Declaring imminent victory usually translates into impending loss in the world of sports, especially with 54 years of curses behind you. But even the hockey gods couldn't stop Messier's iron will, as the Moose went on to score a hat-trick in the third period and added an assist, leading the Rangers to a 4-2 win. The Rangers went on to win Game 7 in New York in double overtime, and they were on their way to a Finals berth with the Vancouver Canucks.

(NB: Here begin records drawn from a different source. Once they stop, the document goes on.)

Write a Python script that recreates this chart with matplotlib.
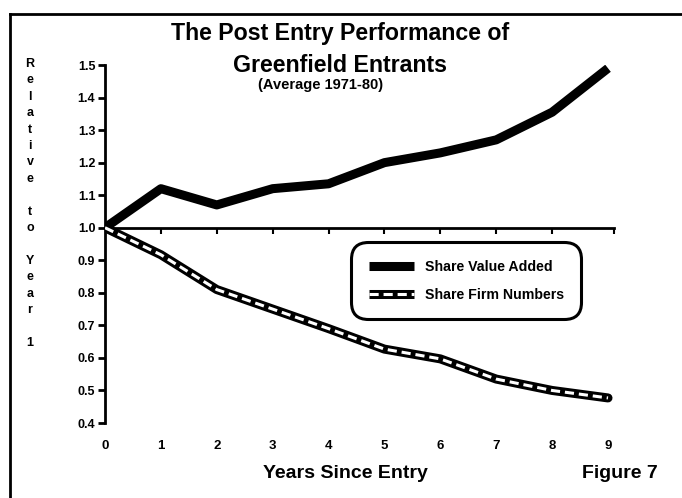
import matplotlib
matplotlib.use("Agg")
import matplotlib.pyplot as plt
from matplotlib.lines import Line2D
from matplotlib.legend_handler import HandlerTuple

plt.rcParams['font.family'] = ['Liberation Sans', 'DejaVu Sans']
plt.rcParams['font.weight'] = 'bold'

years = [0, 1, 2, 3, 4, 5, 6, 7, 8, 9]
value_added = [1.0, 1.12, 1.07, 1.12, 1.135, 1.20, 1.23, 1.27, 1.355, 1.49]
firm_numbers = [1.0, 0.917, 0.81, 0.75, 0.69, 0.627, 0.597, 0.535, 0.50, 0.477]
y_ticks = [0.4, 0.5, 0.6, 0.7, 0.8, 0.9, 1.0, 1.1, 1.2, 1.3, 1.4, 1.5]
y_tick_labels = ['0.4', '0.5', '0.6', '0.7', '0.8', '0.9', '1.0', '1.1', '1.2', '1.3', '1.4', '1.5']
x_tick_labels = ['0', '1', '2', '3', '4', '5', '6', '7', '8', '9']

W, H = 682, 498
fig = plt.figure(figsize=(W / 100, H / 100), dpi=100)
left, right, bottom, top = 105, 613.6, 423, 65
ax = fig.add_axes([left / W, 1 - bottom / H, (right - left) / W, (bottom - top) / H])

ax.plot(years, value_added, color='black', lw=6.5, solid_joinstyle='round',
        solid_capstyle='butt', zorder=3)
ax.plot(years, firm_numbers, color='black', lw=6.5, solid_joinstyle='round',
        solid_capstyle='round', zorder=3)
ax.plot(years, firm_numbers, color='white', lw=2.2, dashes=(3, 1.6),
        solid_joinstyle='round', zorder=4)

ax.set_xlim(0, 9.1)
ax.set_ylim(0.4, 1.5)
ax.spines['top'].set_visible(False)
ax.spines['right'].set_visible(False)
ax.spines['left'].set_linewidth(2)
ax.spines['bottom'].set_position(('data', 1.0))
ax.spines['bottom'].set_linewidth(2)
ax.set_yticks(y_ticks)
ax.set_yticklabels(y_tick_labels, fontsize=9, fontweight='bold')
ax.tick_params(axis='y', direction='out', length=5, width=2, pad=2)
ax.set_xticks(years[1:9] + [9.1])
ax.set_xticklabels([])
ax.tick_params(axis='x', direction='out', length=4, width=1.5)

sec = ax.secondary_xaxis(0)
sec.set_xticks(years)
sec.set_xticklabels(x_tick_labels, fontsize=9.5, fontweight='bold')
sec.spines['bottom'].set_visible(False)
sec.tick_params(length=0, pad=12)

h1 = Line2D([], [], color='black', lw=6.5, solid_capstyle='butt')
h2o = Line2D([], [], color='black', lw=6.5, solid_capstyle='butt')
h2i = Line2D([], [], color='white', lw=2.2, dashes=(3, 1.6))
leg = ax.legend([h1, (h2o, h2i)], ['Share Value Added', 'Share Firm Numbers'],
                handler_map={tuple: HandlerTuple(ndivide=1, pad=0)},
                loc='center', bbox_to_anchor=(0.710, 0.397),
                prop={'size': 10.2, 'weight': 'bold'},
                handlelength=3.2, handletextpad=0.75, labelspacing=0.95,
                borderpad=0.55, borderaxespad=0, fancybox=True, framealpha=1)
fr = leg.get_frame()
fr.set_edgecolor('black')
fr.set_linewidth(2.2)
fr.set_boxstyle('round,pad=0.7,rounding_size=1.2')

fig.text(340 / W, 1 - 33.5 / H, 'The Post Entry Performance of', ha='center', va='center',
         fontsize=16.7, fontweight='bold')
fig.text(340 / W, 1 - 65 / H, 'Greenfield Entrants', ha='center', va='center',
         fontsize=16.7, fontweight='bold')
fig.text(321 / W, 1 - 85 / H, '(Average 1971-80)', ha='center', va='center',
         fontsize=10.5, fontweight='bold')

fig.text(345 / W, 1 - 473 / H, 'Years Since Entry', ha='center', va='center',
         fontsize=14, fontweight='bold')
fig.text(620 / W, 1 - 473 / H, 'Figure 7', ha='center', va='center',
         fontsize=14, fontweight='bold')

letters = ['R', 'e', 'l', 'a', 't', 'i', 'v', 'e', '', 't', 'o', '', 'Y', 'e', 'a', 'r', '', '1']
fig.text(30 / W, 1 - 203.5 / H, '\n'.join(letters), ha='center', va='center',
         fontsize=9, fontweight='bold', linespacing=1.49)

fig.add_artist(Line2D([10 / W, 10 / W], [0, 1 - 14 / H], color='black', lw=2))
fig.add_artist(Line2D([10 / W, 1], [1 - 14 / H, 1 - 14 / H], color='black', lw=2))

fig.savefig('out.png', dpi=100)
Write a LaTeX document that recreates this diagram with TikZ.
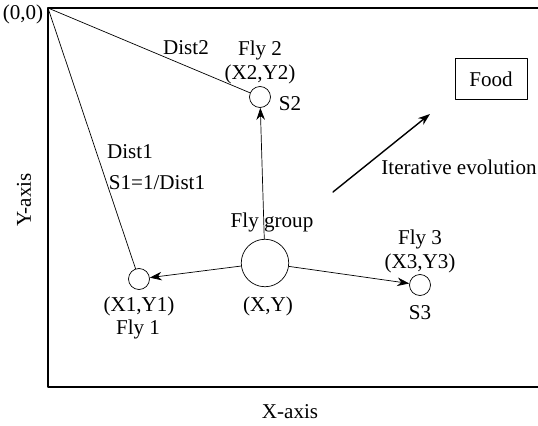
\documentclass[tikz,border=0pt]{standalone}
\usepackage{fontspec}
\setmainfont{Liberation Serif}
\newfontfamily\tnr{Liberation Serif}
\usetikzlibrary{calc,arrows.meta,positioning}

\tikzset{
  fly/.style={draw,circle,inner sep=0pt,minimum size=0.42cm},
  flygrp/.style={draw,circle,inner sep=0pt,minimum size=0.95cm},
  lbl/.style={inner sep=1pt,font=\tnr\fontsize{12}{14}\selectfont},
}

\begin{document}
\begin{tikzpicture}[x=0.02cm,y=-0.02cm,>={Stealth[length=2.4mm,width=1.7mm]},line join=round,line cap=round]
    \useasboundingbox (0,0) rectangle (538,426);
    % frame
    \draw[semithick] (538,8)--(48,8)--(48,387)--(538,387);
    \coordinate (o) at (48,8);
    \node[lbl] (zero) at (23,14){(0,0)};
    \node[lbl] (xax) at (290,412){X-axis};
    \node[lbl,rotate=90] (yax) at (24,200){Y-axis};
    % flies
    \node[flygrp] (grp) at (265,263){};
    \node[fly] (fly1) at (139,279){};
    \node[fly] (fly2) at (260,97){};
    \node[fly] (fly3) at (420,285){};
    \node[lbl] (grpname) at (272,222){Fly group};
    \node[lbl] (grpxy) at (268,306){(X,Y)};
    \node[lbl] (f1xy) at (139,306){(X1,Y1)};
    \node[lbl] (f1name) at (138,329){Fly 1};
    \node[lbl] (f2name) at (260,50){Fly 2};
    \node[lbl] (f2xy) at (260,74){(X2,Y2)};
    \node[lbl] (s2) at (290,104){S2};
    \node[lbl] (f3name) at (420,239){Fly 3};
    \node[lbl] (f3xy) at (420,263){(X3,Y3)};
    \node[lbl] (s3) at (420,313){S3};
    \node[lbl] (d2) at (186,48){Dist2};
    \node[lbl] (d1) at (130,152){Dist1};
    \node[lbl] (s1) at (157,183){S1=1/Dist1};
    % distances
    \draw (o)--(fly2);
    \draw (o)--(fly1);
    \draw[->] (grp)--(fly2);
    \draw[->] (grp)--(fly1);
    \draw[->] (grp)--(fly3);
    % food
    \node[draw,lbl,minimum width=1.44cm,minimum height=0.82cm] (food) at (491,79){Food};
    \coordinate (evs) at (333,192);
    \coordinate (eve) at (430,114);
    \draw[->,thick] (evs)--(eve);
    \node[lbl] (evo) at (459,167){Iterative evolution};
\end{tikzpicture}
\end{document}
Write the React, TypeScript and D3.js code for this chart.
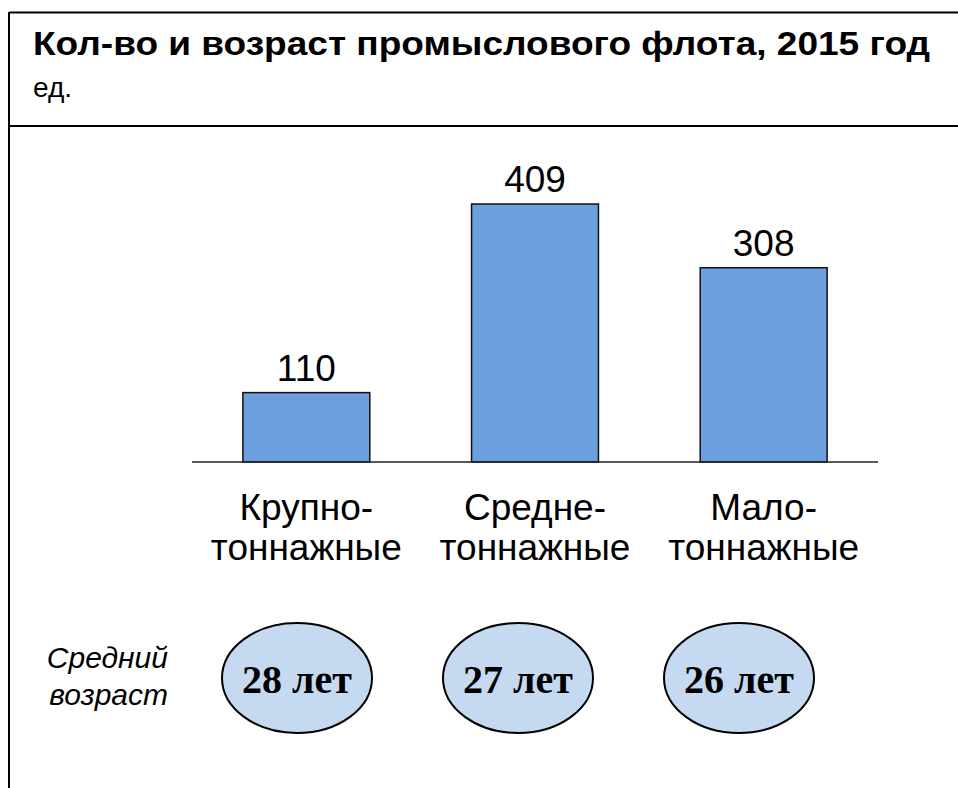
import { useEffect, useRef } from "react";
import * as d3 from "d3";

const categories = ["Крупно-тоннажные", "Средне-тоннажные", "Мало-тоннажные"];
const labelLines = [["Крупно-", "тоннажные"], ["Средне-", "тоннажные"], ["Мало-", "тоннажные"]];
const counts = [110, 409, 308];
const ages = ["28 лет", "27 лет", "26 лет"];

const W = 958;
const H = 788;
const SANS = "'Liberation Sans', Arial, sans-serif";

const App = () => {
  const ref = useRef<SVGSVGElement>(null);

  useEffect(() => {
    const svg = d3.select(ref.current);
    svg.selectAll("*").remove();

    // frame
    const frame = svg.append("g").attr("stroke", "#000").attr("stroke-width", 2);
    frame.append("line").attr("x1", 9).attr("x2", W).attr("y1", 12.5).attr("y2", 12.5);
    frame.append("line").attr("x1", 9).attr("x2", 9).attr("y1", 12).attr("y2", H);
    frame.append("line").attr("x1", 9).attr("x2", W).attr("y1", 126).attr("y2", 126);

    svg.append("text")
      .attr("x", 33).attr("y", 55)
      .attr("font-family", SANS).attr("font-weight", "bold").attr("font-size", 33)
      .attr("textLength", 897).attr("lengthAdjust", "spacingAndGlyphs")
      .text("Кол-во и возраст промыслового флота, 2015 год");
    svg.append("text")
      .attr("x", 33).attr("y", 97)
      .attr("font-family", SANS).attr("font-size", 28)
      .text("ед.");

    const x = d3.scaleBand<string>()
      .domain(categories)
      .range([192, 878])
      .paddingInner(0.445)
      .paddingOuter(0.2225);

    const y = d3.scaleLinear()
      .domain([0, 409])
      .range([462, 204]);

    svg.append("g")
      .selectAll("rect")
      .data(counts)
      .join("rect")
      .attr("x", (_, i) => x(categories[i])!)
      .attr("width", x.bandwidth())
      .attr("y", d => y(d))
      .attr("height", d => y(0) - y(d))
      .attr("fill", "#6b9fde")
      .attr("stroke", "#111")
      .attr("stroke-width", 1.5);

    svg.append("line")
      .attr("x1", 192).attr("x2", 878)
      .attr("y1", y(0)).attr("y2", y(0))
      .attr("stroke", "#222").attr("stroke-width", 1.5);

    svg.append("g")
      .selectAll("text")
      .data(counts)
      .join("text")
      .attr("x", (_, i) => x(categories[i])! + x.bandwidth() / 2)
      .attr("y", d => y(d) - 12)
      .attr("text-anchor", "middle")
      .attr("font-family", SANS).attr("font-size", 37)
      .text(d => d);

    const cat = svg.append("g")
      .attr("font-family", SANS).attr("font-size", 37)
      .attr("text-anchor", "middle");
    labelLines.forEach((lines, i) => {
      const cx = x(categories[i])! + x.bandwidth() / 2;
      lines.forEach((t, j) => {
        cat.append("text").attr("x", cx).attr("y", 520 + j * 40).text(t);
      });
    });

    // average age
    const age = svg.append("g")
      .attr("font-family", SANS).attr("font-style", "italic").attr("font-size", 30)
      .attr("text-anchor", "end");
    age.append("text").attr("x", 168).attr("y", 668).text("Средний");
    age.append("text").attr("x", 168).attr("y", 705).text("возраст");

    const ex = d3.scalePoint<string>().domain(categories).range([297, 739]);

    const ell = svg.append("g");
    ell.selectAll("ellipse")
      .data(ages)
      .join("ellipse")
      .attr("cx", (_, i) => ex(categories[i])!)
      .attr("cy", 678)
      .attr("rx", 75)
      .attr("ry", 55)
      .attr("fill", "#c5d9f1")
      .attr("stroke", "#000")
      .attr("stroke-width", 2);
    ell.selectAll("text")
      .data(ages)
      .join("text")
      .attr("x", (_, i) => ex(categories[i])!)
      .attr("y", 693)
      .attr("text-anchor", "middle")
      .attr("font-family", "'Liberation Serif', 'Times New Roman', serif")
      .attr("font-weight", "bold")
      .attr("font-size", 40)
      .text(d => d);
  }, []);

  return (
    <svg
      ref={ref}
      width={W}
      height={H}
      style={{ position: "absolute", left: 0, top: 0, background: "#fff" }}
    />
  );
};

export default App;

The finals truly was one for the ages, as it went a full seven games. Going into the deciding game the Canucks had the momentum, having won the previous two encounters. However in a thrilling winner-take-all game the Rangers won, with Messier scoring the winning goal. The image of Messier shaking with joy as Gary Bettman hands him the Cup has been immortalized in every NHL playoff highlight real. Lost in all of the excitment and curse breaking is the fact that Mark Messier became the first, and only player to captain two different teams to a championship in the history of North American pro-sports.
A few years later, Messier would sign as a free agent with, ironically, the Vancouver Canucks. However, Messier and the Canucks did not experience a great deal of success during this time, and when his contract expired in 2000 he returned to New York to finish his career. During the press conference to announce his signing, Messier boldly guaranteed that the Rangers would make the playoffs that year. He may have been testing the hockey gods, who he had angered six years previously, as this guarantee would not come true. The people of New York did not seem to care though, as Messier could clearly do no wrong in their eyes.
Mark Messier finished his career after the NHL Lockout as the second all-time leading scorer in both regular season and playoff points, trailing only his former teammate, Wayne Gretzky. As incredible as that is though, for all of his 1887 career regular season points, people will always remember the 4 that he scored that fateful night in New Jersey. When Messier did something so rare and amazing. He kept a promise.